→ What to produce: Copy out each line of the data that holds the word "this".

Rows from a dataset of charts and code:
>> START
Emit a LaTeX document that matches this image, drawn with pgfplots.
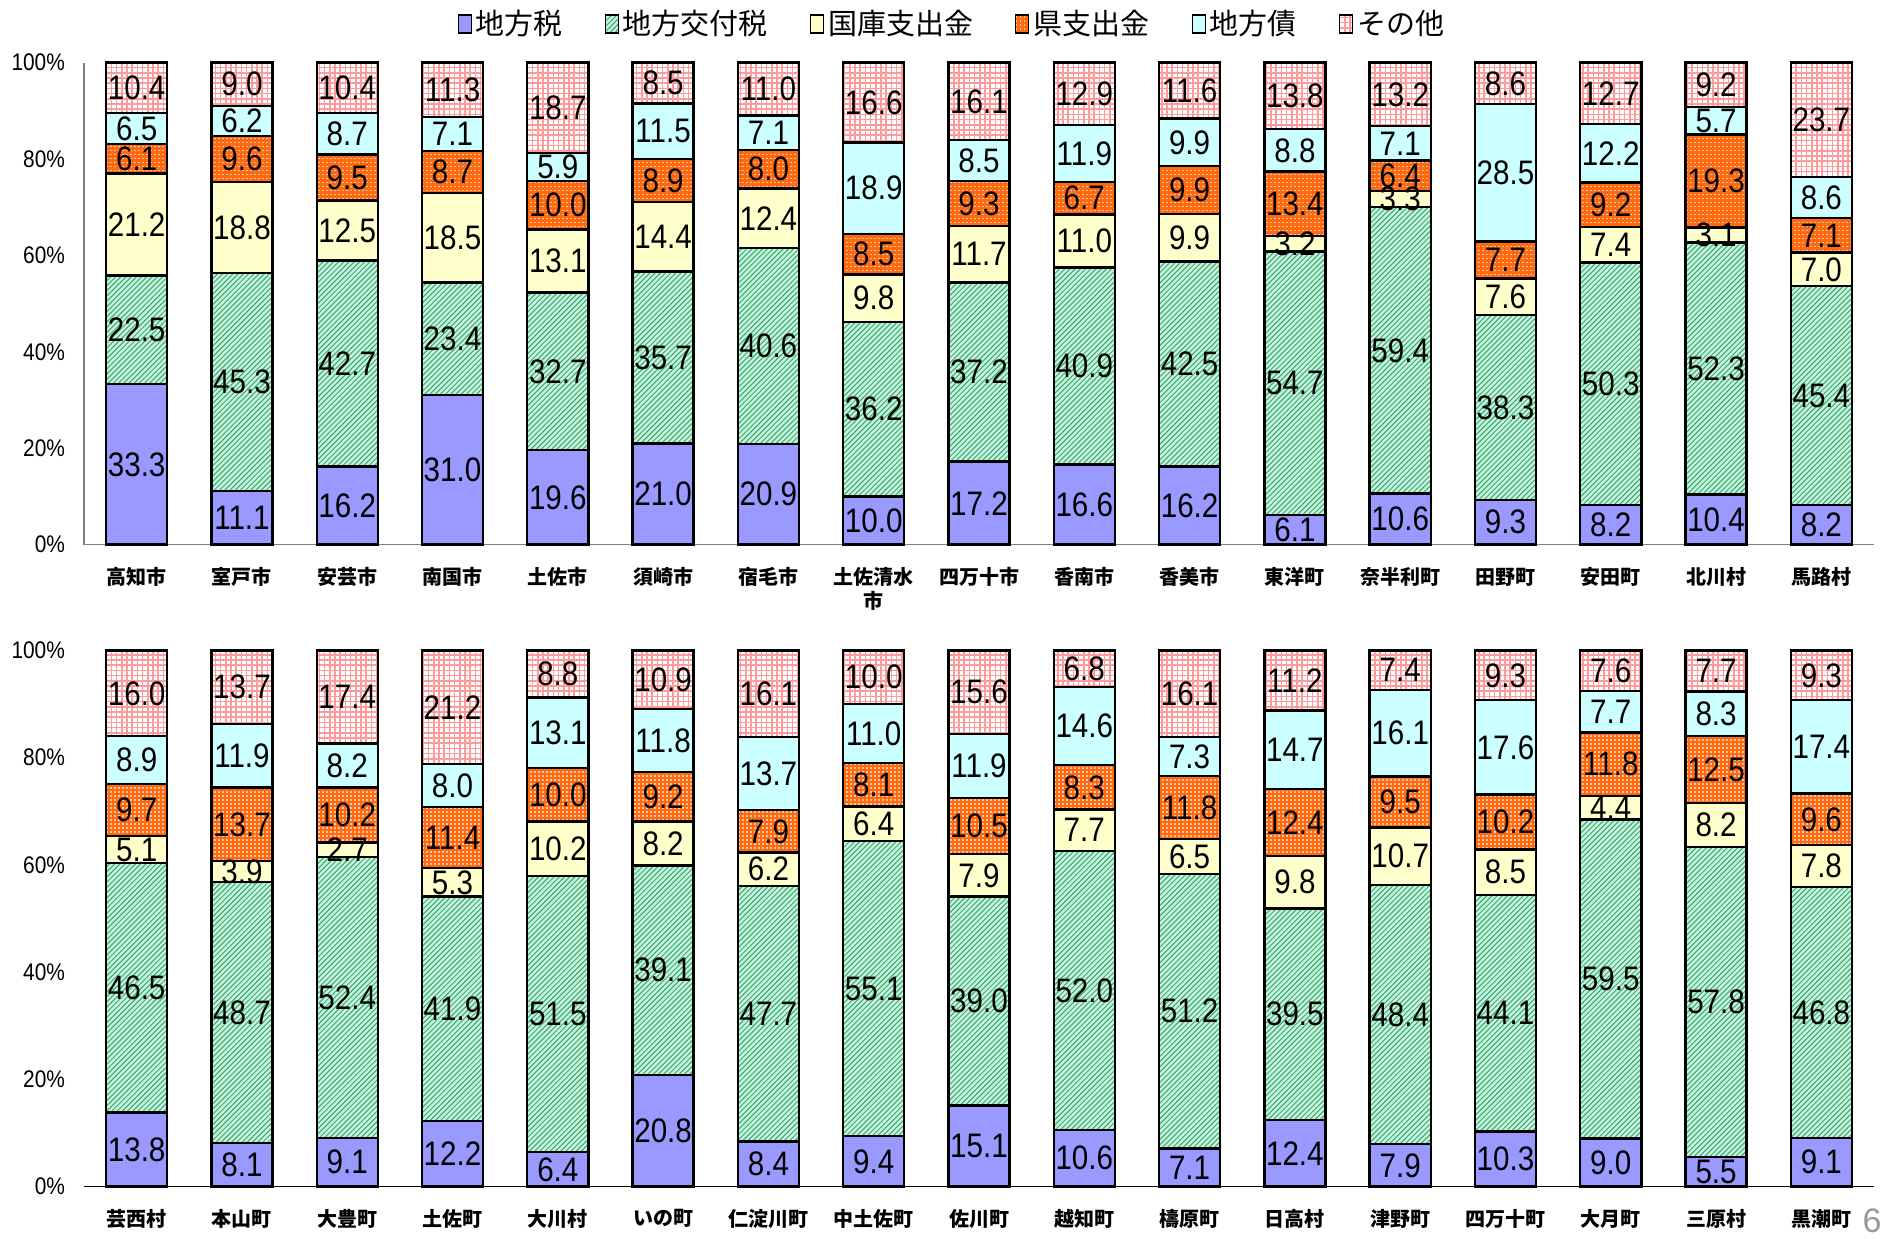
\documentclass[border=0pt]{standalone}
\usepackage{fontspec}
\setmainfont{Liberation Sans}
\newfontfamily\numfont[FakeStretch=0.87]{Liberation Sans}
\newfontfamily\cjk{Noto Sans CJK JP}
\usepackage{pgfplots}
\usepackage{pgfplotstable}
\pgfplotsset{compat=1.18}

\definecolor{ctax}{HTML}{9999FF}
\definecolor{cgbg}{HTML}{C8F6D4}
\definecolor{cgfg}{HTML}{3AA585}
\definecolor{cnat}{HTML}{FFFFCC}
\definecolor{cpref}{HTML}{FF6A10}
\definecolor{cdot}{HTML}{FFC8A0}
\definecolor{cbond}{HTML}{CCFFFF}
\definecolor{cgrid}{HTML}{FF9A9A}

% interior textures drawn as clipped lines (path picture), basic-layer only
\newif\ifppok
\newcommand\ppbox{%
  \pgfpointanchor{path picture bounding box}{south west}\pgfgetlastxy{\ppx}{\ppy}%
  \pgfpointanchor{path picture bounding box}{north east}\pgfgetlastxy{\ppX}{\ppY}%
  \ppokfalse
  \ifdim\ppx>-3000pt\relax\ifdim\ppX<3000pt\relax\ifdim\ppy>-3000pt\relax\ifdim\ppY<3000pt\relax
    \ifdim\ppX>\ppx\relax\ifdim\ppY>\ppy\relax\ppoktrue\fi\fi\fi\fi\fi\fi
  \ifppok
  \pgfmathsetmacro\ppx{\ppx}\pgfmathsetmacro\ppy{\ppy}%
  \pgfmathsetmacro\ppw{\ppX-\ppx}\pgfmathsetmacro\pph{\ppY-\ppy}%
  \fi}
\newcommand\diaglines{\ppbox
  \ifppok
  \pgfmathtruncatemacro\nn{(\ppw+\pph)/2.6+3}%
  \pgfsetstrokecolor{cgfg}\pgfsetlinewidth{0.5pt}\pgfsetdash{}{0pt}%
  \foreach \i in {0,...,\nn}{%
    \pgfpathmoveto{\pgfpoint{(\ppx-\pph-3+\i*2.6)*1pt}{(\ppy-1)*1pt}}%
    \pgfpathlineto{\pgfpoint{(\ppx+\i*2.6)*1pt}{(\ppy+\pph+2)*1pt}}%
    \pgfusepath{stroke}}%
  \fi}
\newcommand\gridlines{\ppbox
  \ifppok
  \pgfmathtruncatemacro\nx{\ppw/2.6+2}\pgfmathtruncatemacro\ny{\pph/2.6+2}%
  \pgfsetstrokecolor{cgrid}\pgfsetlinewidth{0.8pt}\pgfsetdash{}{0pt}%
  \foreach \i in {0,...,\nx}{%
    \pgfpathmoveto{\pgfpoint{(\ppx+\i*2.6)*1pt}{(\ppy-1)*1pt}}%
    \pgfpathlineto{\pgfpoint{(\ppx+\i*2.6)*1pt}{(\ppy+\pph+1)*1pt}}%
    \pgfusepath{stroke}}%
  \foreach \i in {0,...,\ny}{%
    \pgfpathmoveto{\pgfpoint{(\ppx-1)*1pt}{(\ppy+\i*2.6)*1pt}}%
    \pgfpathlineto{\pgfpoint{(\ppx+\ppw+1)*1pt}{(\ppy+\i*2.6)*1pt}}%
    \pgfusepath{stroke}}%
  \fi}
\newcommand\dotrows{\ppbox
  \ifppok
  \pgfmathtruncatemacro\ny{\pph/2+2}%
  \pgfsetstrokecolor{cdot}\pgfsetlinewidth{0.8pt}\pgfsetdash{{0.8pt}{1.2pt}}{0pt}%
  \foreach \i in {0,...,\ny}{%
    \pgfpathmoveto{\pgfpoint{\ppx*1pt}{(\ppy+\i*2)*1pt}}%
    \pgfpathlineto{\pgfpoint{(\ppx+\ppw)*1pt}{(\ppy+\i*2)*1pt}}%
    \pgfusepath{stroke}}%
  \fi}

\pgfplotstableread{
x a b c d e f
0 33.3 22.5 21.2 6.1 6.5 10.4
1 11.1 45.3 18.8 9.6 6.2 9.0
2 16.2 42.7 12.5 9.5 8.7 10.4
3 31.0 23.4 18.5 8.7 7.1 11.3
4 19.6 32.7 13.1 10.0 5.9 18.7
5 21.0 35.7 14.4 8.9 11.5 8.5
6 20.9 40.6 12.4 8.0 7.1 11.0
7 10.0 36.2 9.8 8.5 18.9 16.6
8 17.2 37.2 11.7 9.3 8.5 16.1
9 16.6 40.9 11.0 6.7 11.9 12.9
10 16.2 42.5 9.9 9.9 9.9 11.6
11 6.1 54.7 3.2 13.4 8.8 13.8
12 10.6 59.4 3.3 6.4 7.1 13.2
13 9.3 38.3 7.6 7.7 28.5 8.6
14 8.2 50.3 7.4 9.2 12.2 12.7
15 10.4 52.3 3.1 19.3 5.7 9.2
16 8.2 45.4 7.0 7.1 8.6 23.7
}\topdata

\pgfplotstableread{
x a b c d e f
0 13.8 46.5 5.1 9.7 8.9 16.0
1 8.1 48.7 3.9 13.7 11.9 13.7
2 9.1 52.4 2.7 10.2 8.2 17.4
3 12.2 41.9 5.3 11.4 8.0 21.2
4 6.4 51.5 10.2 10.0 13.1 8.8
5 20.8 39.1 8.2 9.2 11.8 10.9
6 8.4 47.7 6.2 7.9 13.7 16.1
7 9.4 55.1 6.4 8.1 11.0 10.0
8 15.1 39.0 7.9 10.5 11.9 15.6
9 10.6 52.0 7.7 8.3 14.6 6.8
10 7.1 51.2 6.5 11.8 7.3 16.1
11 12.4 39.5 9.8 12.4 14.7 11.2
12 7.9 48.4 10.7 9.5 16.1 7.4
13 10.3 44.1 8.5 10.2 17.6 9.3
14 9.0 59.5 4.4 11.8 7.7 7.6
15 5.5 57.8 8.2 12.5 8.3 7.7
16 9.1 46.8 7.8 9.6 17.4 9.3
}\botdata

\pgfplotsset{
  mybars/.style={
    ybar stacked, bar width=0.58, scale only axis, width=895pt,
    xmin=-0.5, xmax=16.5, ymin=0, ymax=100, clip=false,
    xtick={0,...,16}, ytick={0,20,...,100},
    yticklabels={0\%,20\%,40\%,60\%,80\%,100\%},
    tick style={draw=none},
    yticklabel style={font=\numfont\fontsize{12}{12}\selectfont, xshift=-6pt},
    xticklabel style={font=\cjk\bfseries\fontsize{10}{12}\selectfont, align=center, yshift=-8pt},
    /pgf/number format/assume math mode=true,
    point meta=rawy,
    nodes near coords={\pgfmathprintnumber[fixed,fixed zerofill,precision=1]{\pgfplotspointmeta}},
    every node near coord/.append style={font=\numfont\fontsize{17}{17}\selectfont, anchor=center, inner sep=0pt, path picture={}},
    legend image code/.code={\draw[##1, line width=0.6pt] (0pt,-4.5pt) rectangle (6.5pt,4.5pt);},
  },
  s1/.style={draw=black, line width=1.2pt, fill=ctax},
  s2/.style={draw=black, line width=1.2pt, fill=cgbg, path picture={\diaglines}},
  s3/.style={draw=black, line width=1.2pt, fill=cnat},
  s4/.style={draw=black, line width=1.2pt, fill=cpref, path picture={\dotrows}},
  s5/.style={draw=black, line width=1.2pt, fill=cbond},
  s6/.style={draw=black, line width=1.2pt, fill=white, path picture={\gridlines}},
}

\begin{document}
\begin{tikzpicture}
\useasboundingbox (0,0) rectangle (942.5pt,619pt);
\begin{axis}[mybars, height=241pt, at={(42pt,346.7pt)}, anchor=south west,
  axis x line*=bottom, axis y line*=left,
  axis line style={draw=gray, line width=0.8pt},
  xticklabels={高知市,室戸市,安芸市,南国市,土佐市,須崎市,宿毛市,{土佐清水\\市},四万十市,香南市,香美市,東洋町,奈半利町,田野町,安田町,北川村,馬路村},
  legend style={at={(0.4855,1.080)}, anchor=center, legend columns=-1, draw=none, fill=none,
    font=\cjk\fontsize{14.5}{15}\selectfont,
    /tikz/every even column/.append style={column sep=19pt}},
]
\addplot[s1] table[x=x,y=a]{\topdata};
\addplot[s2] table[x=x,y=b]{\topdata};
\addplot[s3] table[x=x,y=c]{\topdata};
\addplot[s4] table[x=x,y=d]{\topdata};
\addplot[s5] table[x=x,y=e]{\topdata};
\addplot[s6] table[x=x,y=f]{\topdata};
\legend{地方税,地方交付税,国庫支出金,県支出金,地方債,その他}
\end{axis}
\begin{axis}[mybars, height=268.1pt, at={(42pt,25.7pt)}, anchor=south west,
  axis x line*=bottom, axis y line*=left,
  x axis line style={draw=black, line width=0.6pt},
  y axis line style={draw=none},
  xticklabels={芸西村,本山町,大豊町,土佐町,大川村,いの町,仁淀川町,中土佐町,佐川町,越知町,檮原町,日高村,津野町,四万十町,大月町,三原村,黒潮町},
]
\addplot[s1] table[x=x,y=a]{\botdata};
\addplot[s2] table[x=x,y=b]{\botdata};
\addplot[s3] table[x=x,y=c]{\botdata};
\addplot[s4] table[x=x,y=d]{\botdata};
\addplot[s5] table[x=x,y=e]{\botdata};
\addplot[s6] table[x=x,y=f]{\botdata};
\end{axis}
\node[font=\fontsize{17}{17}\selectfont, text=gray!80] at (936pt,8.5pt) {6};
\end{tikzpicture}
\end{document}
>> END
>> START
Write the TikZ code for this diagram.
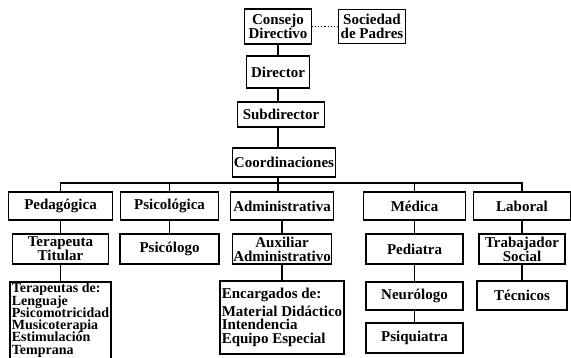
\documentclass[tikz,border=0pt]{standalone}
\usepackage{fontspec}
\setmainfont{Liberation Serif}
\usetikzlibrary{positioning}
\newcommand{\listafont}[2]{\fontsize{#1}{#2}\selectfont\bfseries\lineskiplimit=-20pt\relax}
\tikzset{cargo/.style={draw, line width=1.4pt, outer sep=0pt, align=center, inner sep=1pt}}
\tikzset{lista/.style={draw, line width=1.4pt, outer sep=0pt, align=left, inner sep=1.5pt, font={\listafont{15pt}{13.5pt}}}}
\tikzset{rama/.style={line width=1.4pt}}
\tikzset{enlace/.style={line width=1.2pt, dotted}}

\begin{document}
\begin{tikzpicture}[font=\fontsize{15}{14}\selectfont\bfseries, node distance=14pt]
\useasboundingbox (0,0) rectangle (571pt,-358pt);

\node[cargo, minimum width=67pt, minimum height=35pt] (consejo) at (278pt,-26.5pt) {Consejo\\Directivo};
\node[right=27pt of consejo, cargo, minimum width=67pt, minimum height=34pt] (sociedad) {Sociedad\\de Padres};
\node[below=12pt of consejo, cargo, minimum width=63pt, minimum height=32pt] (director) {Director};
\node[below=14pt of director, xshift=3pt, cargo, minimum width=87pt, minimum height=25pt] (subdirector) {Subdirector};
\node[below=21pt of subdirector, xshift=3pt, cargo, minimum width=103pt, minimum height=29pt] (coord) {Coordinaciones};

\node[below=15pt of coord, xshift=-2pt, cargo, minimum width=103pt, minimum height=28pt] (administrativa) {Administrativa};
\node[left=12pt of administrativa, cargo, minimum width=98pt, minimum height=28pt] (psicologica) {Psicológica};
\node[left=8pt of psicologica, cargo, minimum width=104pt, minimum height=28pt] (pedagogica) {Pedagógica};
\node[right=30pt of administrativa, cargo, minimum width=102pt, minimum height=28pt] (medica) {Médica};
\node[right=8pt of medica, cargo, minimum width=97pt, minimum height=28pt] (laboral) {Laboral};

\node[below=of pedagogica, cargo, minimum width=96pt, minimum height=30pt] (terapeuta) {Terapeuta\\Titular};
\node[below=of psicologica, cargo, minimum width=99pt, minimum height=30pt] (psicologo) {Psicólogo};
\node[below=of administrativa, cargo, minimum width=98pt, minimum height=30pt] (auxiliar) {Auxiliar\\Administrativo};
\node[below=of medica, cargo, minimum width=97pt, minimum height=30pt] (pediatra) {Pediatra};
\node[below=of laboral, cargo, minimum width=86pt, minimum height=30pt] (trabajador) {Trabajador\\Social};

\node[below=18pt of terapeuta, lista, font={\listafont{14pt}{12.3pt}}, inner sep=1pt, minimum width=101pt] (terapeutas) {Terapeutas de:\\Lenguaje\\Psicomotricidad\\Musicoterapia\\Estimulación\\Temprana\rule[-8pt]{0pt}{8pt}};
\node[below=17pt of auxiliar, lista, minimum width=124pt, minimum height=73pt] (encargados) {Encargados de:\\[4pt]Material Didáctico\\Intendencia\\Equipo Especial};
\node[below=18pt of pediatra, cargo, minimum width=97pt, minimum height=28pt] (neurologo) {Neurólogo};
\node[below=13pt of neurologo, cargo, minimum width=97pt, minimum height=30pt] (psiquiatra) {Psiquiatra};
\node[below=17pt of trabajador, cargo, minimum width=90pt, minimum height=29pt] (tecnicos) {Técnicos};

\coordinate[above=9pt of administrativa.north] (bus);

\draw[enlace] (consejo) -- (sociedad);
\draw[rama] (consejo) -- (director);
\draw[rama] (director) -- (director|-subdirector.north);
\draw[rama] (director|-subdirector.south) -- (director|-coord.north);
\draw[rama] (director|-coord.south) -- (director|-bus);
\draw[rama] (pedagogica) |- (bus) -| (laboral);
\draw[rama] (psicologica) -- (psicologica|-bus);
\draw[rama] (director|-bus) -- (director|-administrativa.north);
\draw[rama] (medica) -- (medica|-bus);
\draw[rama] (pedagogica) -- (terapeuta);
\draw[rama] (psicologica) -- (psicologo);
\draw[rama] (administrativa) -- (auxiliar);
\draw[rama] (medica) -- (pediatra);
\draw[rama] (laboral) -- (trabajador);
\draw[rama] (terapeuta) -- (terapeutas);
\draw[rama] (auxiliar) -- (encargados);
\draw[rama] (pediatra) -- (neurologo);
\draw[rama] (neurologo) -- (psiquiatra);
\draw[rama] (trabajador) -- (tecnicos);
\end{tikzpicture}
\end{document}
>> END
→ Exercise result:
Emit a LaTeX document that matches this image, drawn with pgfplots.
Write the TikZ code for this diagram.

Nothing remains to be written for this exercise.